START Data extract

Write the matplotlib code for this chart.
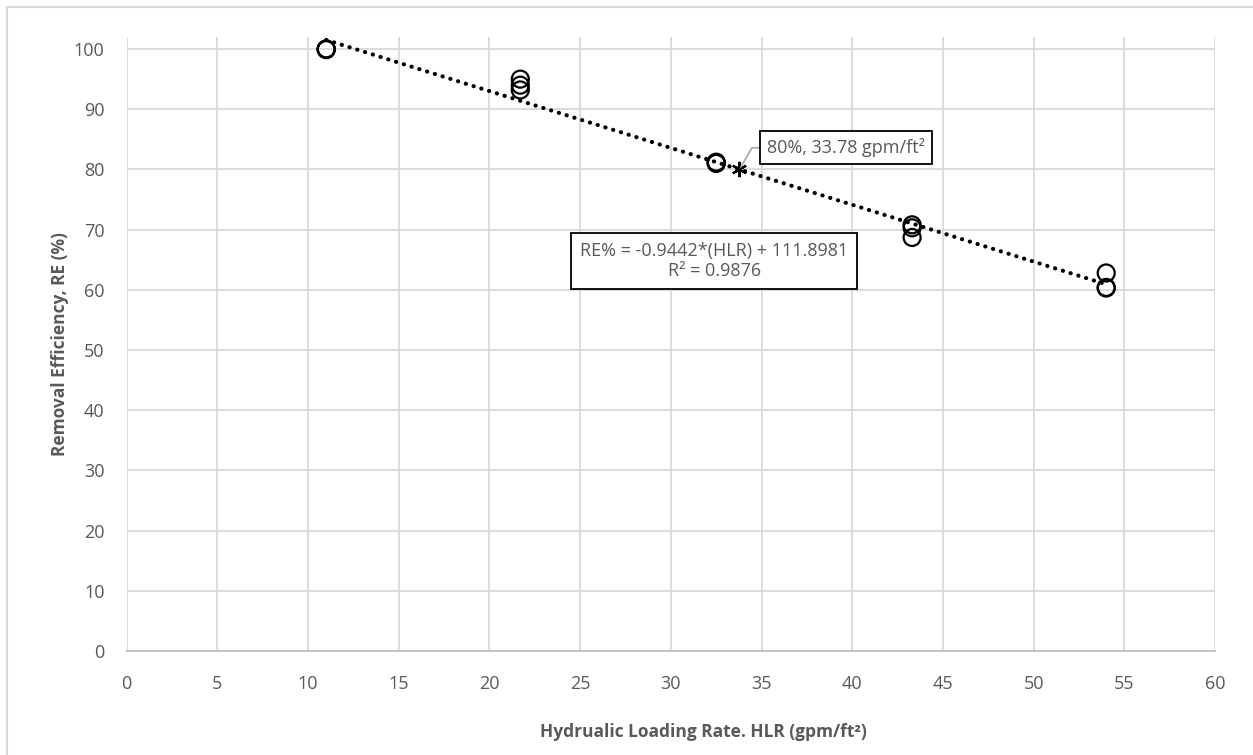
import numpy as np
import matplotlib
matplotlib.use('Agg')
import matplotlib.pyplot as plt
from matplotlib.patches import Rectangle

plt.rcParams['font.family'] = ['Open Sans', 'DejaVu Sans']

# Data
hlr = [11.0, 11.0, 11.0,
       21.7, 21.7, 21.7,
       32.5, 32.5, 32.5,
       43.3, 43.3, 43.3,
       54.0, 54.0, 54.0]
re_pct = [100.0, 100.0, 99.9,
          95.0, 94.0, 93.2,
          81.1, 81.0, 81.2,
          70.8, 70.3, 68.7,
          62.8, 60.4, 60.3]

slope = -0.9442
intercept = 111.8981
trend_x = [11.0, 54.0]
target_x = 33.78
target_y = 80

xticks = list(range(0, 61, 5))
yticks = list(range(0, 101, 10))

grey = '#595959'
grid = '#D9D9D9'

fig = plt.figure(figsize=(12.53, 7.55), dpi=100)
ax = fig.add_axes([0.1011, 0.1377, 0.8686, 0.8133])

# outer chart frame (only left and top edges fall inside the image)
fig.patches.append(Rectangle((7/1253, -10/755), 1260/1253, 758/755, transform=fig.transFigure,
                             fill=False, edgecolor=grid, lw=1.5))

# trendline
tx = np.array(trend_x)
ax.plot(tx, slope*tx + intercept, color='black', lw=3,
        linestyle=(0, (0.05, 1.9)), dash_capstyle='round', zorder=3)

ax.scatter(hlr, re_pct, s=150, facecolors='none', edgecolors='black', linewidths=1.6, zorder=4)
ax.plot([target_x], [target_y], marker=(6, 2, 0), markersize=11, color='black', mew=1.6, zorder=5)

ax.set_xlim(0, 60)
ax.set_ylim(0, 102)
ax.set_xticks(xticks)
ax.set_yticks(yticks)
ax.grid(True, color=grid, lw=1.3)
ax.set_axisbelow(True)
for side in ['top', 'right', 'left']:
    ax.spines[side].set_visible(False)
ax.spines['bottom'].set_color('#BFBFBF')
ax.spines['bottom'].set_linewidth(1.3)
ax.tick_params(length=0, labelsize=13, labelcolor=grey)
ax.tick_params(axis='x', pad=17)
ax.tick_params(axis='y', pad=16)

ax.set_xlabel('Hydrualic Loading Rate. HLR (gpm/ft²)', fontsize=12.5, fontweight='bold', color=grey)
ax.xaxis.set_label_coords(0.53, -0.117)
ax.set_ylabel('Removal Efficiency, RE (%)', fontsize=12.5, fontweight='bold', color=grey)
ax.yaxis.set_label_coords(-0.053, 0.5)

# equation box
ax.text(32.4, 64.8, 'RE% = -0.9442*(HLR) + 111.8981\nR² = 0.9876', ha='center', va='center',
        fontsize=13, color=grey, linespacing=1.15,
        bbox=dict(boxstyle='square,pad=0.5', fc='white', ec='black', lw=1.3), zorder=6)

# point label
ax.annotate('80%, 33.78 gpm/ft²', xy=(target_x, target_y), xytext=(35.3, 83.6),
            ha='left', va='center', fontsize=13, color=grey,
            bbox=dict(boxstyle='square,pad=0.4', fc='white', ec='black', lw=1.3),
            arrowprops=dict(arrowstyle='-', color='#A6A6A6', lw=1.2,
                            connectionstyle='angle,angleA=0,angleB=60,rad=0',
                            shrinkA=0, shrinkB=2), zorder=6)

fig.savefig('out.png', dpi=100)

END Data extract

Written instruction
Take the lines from the start of the material to the line with "plt.rcParams['font.family'] = ['Open", both included, and transcribe them exactly without the pictures.

Problem solution
Write the matplotlib code for this chart.
import numpy as np
import matplotlib
matplotlib.use('Agg')
import matplotlib.pyplot as plt
from matplotlib.patches import Rectangle

plt.rcParams['font.family'] = ['Open Sans', 'DejaVu Sans']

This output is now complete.